• GOAL
Leave the pictures out and quote every line from the start of the listing to the line with "const y = d3.scaleLinear().domain([0, 10000]).range([pB, pT]);", inclusive.

+++ SUPPLIED DATA

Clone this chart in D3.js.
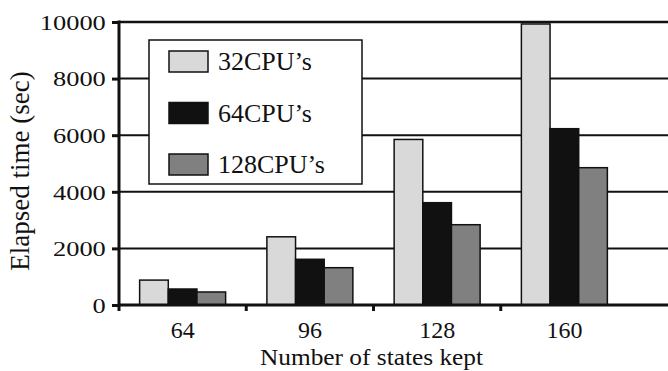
<!DOCTYPE html>
<html><head><meta charset="utf-8">
<script src="https://cdn.jsdelivr.net/npm/d3@7"></script>
<style>body{margin:0;background:#fff}svg{display:block}text{font-family:"Liberation Serif","Times New Roman",serif;fill:#111}</style>
</head><body><div id="chart"></div>
<script>
const categories = ["64", "96", "128", "160"];
const seriesNames = ["32CPU\u2019s", "64CPU\u2019s", "128CPU\u2019s"];
const cpu32 = [880, 2410, 5850, 9930];
const cpu64 = [565, 1615, 3615, 6230];
const cpu128 = [460, 1318, 2837, 4852];
const yTicks = [0, 2000, 4000, 6000, 8000, 10000];
const colors = ["#d9d9d9", "#111111", "#808080"];

const W = 668, H = 371;
const svg = d3.select("#chart").append("svg").attr("width", W).attr("height", H);
const pL = 119, pR = 628, pT = 22, pB = 305;

const x0 = d3.scaleBand().domain(categories).range([pL, pR]).padding(0);
const x1 = d3.scaleBand().domain(seriesNames).range([0, x0.bandwidth()]).paddingInner(0).paddingOuter(0.72);
const y = d3.scaleLinear().domain([0, 10000]).range([pB, pT]);

const series = [cpu32, cpu64, cpu128];

// gridlines
svg.append("g").selectAll("line").data(yTicks.filter(d => d > 0)).join("line")
  .attr("x1", pL).attr("x2", W).attr("y1", d => y(d)).attr("y2", d => y(d))
  .attr("stroke", "#111").attr("stroke-width", d => d === 10000 ? 2.5 : 2);

// bars
const groups = svg.append("g").selectAll("g").data(categories).join("g")
  .attr("transform", d => `translate(${x0(d)},0)`);
groups.selectAll("rect").data((c, i) => series.map((s, k) => ({name: seriesNames[k], v: s[i], k})))
  .join("rect")
  .attr("x", d => x1(d.name)).attr("width", x1.bandwidth())
  .attr("y", d => y(d.v)).attr("height", d => y(0) - y(d.v))
  .attr("fill", d => colors[d.k]).attr("stroke", "#111").attr("stroke-width", 1.5);

// y axis
const yAxis = d3.axisLeft(y).tickValues(yTicks).tickSize(7).tickSizeOuter(0).tickFormat(d3.format("d"));
const ya = svg.append("g").attr("transform", `translate(${pL},0)`).call(yAxis);
ya.select(".domain").remove();
ya.selectAll(".tick line").attr("stroke", "#111").attr("stroke-width", 3);
ya.selectAll(".tick text").attr("font-size", 22).attr("x", -11).attr("dy", "0.33em")
  .style("font-family", '"Liberation Serif",serif').attr("fill", "#111")
  .attr("transform", "scale(1.2,1)");
svg.append("line").attr("x1", pL).attr("x2", pL).attr("y1", pT - 1.5).attr("y2", pB + 6)
  .attr("stroke", "#111").attr("stroke-width", 3);

// x axis
svg.append("line").attr("x1", pL).attr("x2", W).attr("y1", pB).attr("y2", pB)
  .attr("stroke", "#111").attr("stroke-width", 3);
svg.append("g").selectAll("line").data(categories.slice(1)).join("line")
  .attr("x1", d => x0(d)).attr("x2", d => x0(d)).attr("y1", pB).attr("y2", pB + 6)
  .attr("stroke", "#111").attr("stroke-width", 3);
svg.append("g").selectAll("text").data(categories).join("text")
  .attr("x", d => x0(d) + x0.bandwidth() / 2).attr("y", 338)
  .attr("text-anchor", "middle").attr("font-size", 24).text(d => d);

// axis titles
svg.append("text").attr("x", (pL + pR) / 2 - 2).attr("y", 365).attr("text-anchor", "middle")
  .attr("font-size", 24).attr("textLength", 223).attr("lengthAdjust", "spacingAndGlyphs")
  .text("Number of states kept");
svg.append("text").attr("transform", "translate(29,171) rotate(-90)").attr("text-anchor", "middle")
  .attr("font-size", 27).text("Elapsed time (sec)");

// legend
const lg = svg.append("g");
lg.append("rect").attr("x", 149).attr("y", 40).attr("width", 213).attr("height", 144)
  .attr("fill", "#fff").attr("stroke", "#111").attr("stroke-width", 1.5);
const items = lg.selectAll("g").data(seriesNames).join("g")
  .attr("transform", (d, i) => `translate(169,${51 + i * 51.5})`);
items.append("rect").attr("width", 39).attr("height", 21)
  .attr("fill", (d, i) => colors[i]).attr("stroke", "#111").attr("stroke-width", 1.5);
items.append("text").attr("x", 49).attr("y", 19).attr("font-size", 26).text(d => d);
</script></body></html>
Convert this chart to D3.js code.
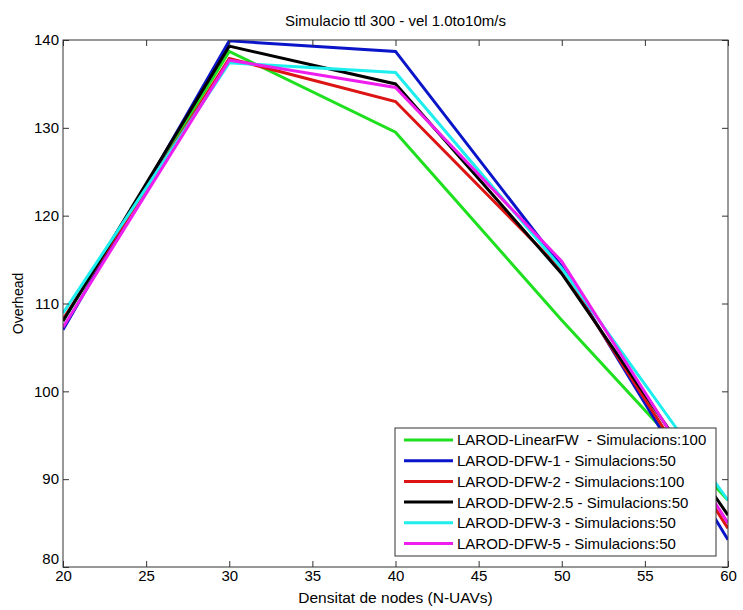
<!DOCTYPE html>
<html>
<head>
<meta charset="utf-8">
<script src="https://cdn.jsdelivr.net/npm/d3@7"></script>
<style>
  body { margin: 0; background: #fff; }
  svg { font-family: "Liberation Sans", Arial, sans-serif; }
</style>
</head>
<body>
<div id="chart"></div>
<script>
// Data
const xValues = [20, 30, 40, 50, 60];
const seriesNames = [
  'LAROD-LinearFW  - Simulacions:100',
  'LAROD-DFW-1 - Simulacions:50',
  'LAROD-DFW-2 - Simulacions:100',
  'LAROD-DFW-2.5 - Simulacions:50',
  'LAROD-DFW-3 - Simulacions:50',
  'LAROD-DFW-5 - Simulacions:50',
];
const seriesColors = ['#1ee01e', '#0a14c8', '#dc1414', '#000000', '#1eeeee', '#ee1eee'];
const linearFW = [108.0, 138.7, 129.5, 108.1, 87.6];
const dfw1 = [107.0, 139.9, 138.7, 114.2, 83.1];
const dfw2 = [108.2, 137.9, 133.0, 113.8, 84.4];
const dfw25 = [108.0, 139.3, 135.0, 113.4, 85.9];
const dfw3 = [108.9, 137.4, 136.3, 114.0, 87.6];
const dfw5 = [107.3, 137.7, 134.6, 114.8, 85.0];
const xTicks = [20, 25, 30, 35, 40, 45, 50, 55, 60];
const yTicks = [80, 90, 100, 110, 120, 130, 140];

const allSeries = [linearFW, dfw1, dfw2, dfw25, dfw3, dfw5];

const width = 743;
const height = 610;
const margin = { top: 40, right: 15, bottom: 43, left: 63 };
const innerW = width - margin.left - margin.right;
const innerH = height - margin.top - margin.bottom;

const svg = d3.select('#chart').append('svg')
  .attr('width', width)
  .attr('height', height);

const x = d3.scaleLinear().domain([20, 60]).range([0, innerW]);
const y = d3.scaleLinear().domain([80, 140]).range([innerH, 0]);

const g = svg.append('g')
  .attr('transform', `translate(${margin.left},${margin.top})`);

// clip lines to the axes box
svg.append('defs').append('clipPath')
  .attr('id', 'plot-clip')
  .append('rect')
  .attr('width', innerW)
  .attr('height', innerH);

const line = d3.line()
  .x((d, i) => x(xValues[i]))
  .y(d => y(d));

g.append('g')
  .attr('clip-path', 'url(#plot-clip)')
  .selectAll('path')
  .data(allSeries)
  .join('path')
  .attr('fill', 'none')
  .attr('stroke', (d, i) => seriesColors[i])
  .attr('stroke-width', 3)
  .attr('stroke-linejoin', 'miter')
  .attr('d', line);

// Axes, MATLAB style: ticks inward on all four sides
const axisColor = '#333';
const tickLen = 6;

const styleAxis = sel => {
  sel.select('.domain').remove();
  sel.selectAll('line').attr('stroke', axisColor);
  sel.selectAll('text').attr('fill', '#000').style('font-size', '15px');
};

g.append('g')
  .attr('transform', `translate(0,${innerH})`)
  .call(d3.axisBottom(x).tickValues(xTicks).tickSizeInner(-tickLen).tickPadding(3))
  .call(styleAxis);

g.append('g')
  .call(d3.axisTop(x).tickValues(xTicks).tickSizeInner(-tickLen).tickFormat(''))
  .call(styleAxis);

const yAxisG = g.append('g')
  .call(d3.axisLeft(y).tickValues(yTicks).tickSizeInner(-tickLen).tickPadding(4))
  .call(styleAxis);
// MATLAB lifts the lowest label a bit
yAxisG.selectAll('.tick')
  .filter(d => d === 80)
  .select('text')
  .attr('dy', '-0.25em');

g.append('g')
  .attr('transform', `translate(${innerW},0)`)
  .call(d3.axisRight(y).tickValues(yTicks).tickSizeInner(-tickLen).tickFormat(''))
  .call(styleAxis);

g.append('rect')
  .attr('width', innerW)
  .attr('height', innerH)
  .attr('fill', 'none')
  .attr('stroke', axisColor)
  .attr('stroke-width', 1);

// Titles
svg.append('text')
  .attr('x', margin.left + innerW / 2)
  .attr('y', 26)
  .attr('text-anchor', 'middle')
  .style('font-size', '15px')
  .text('Simulacio ttl 300 - vel 1.0to10m/s');

svg.append('text')
  .attr('x', margin.left + innerW / 2)
  .attr('y', 603)
  .attr('text-anchor', 'middle')
  .style('font-size', '15.5px')
  .text('Densitat de nodes (N-UAVs)');

svg.append('text')
  .attr('transform', `translate(23,${margin.top + innerH / 2}) rotate(-90)`)
  .attr('text-anchor', 'middle')
  .style('font-size', '14px')
  .text('Overhead');

// Legend
const legend = svg.append('g').attr('transform', 'translate(395,428)');
legend.append('rect')
  .attr('width', 321)
  .attr('height', 128)
  .attr('fill', '#fff')
  .attr('stroke', axisColor);

const item = legend.selectAll('g.item')
  .data(seriesNames)
  .join('g')
  .attr('class', 'item')
  .attr('transform', (d, i) => `translate(0,${12 + i * 20.7})`);

item.append('line')
  .attr('x1', 9)
  .attr('x2', 58)
  .attr('stroke', (d, i) => seriesColors[i])
  .attr('stroke-width', 3);

item.append('text')
  .attr('x', 62)
  .attr('dy', '0.36em')
  .style('font-size', '15px')
  .style('white-space', 'pre')
  .attr('xml:space', 'preserve')
  .text(d => d);
</script>
</body>
</html>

++++++

• COMPLETED TASK
Clone this chart in D3.js.
<!DOCTYPE html>
<html><head><meta charset="utf-8">
<script src="https://cdn.jsdelivr.net/npm/d3@7"></script>
<style>body{margin:0;background:#fff}svg{display:block}text{font-family:"Liberation Serif","Times New Roman",serif;fill:#111}</style>
</head><body><div id="chart"></div>
<script>
const categories = ["64", "96", "128", "160"];
const seriesNames = ["32CPU\u2019s", "64CPU\u2019s", "128CPU\u2019s"];
const cpu32 = [880, 2410, 5850, 9930];
const cpu64 = [565, 1615, 3615, 6230];
const cpu128 = [460, 1318, 2837, 4852];
const yTicks = [0, 2000, 4000, 6000, 8000, 10000];
const colors = ["#d9d9d9", "#111111", "#808080"];

const W = 668, H = 371;
const svg = d3.select("#chart").append("svg").attr("width", W).attr("height", H);
const pL = 119, pR = 628, pT = 22, pB = 305;

const x0 = d3.scaleBand().domain(categories).range([pL, pR]).padding(0);
const x1 = d3.scaleBand().domain(seriesNames).range([0, x0.bandwidth()]).paddingInner(0).paddingOuter(0.72);
const y = d3.scaleLinear().domain([0, 10000]).range([pB, pT]);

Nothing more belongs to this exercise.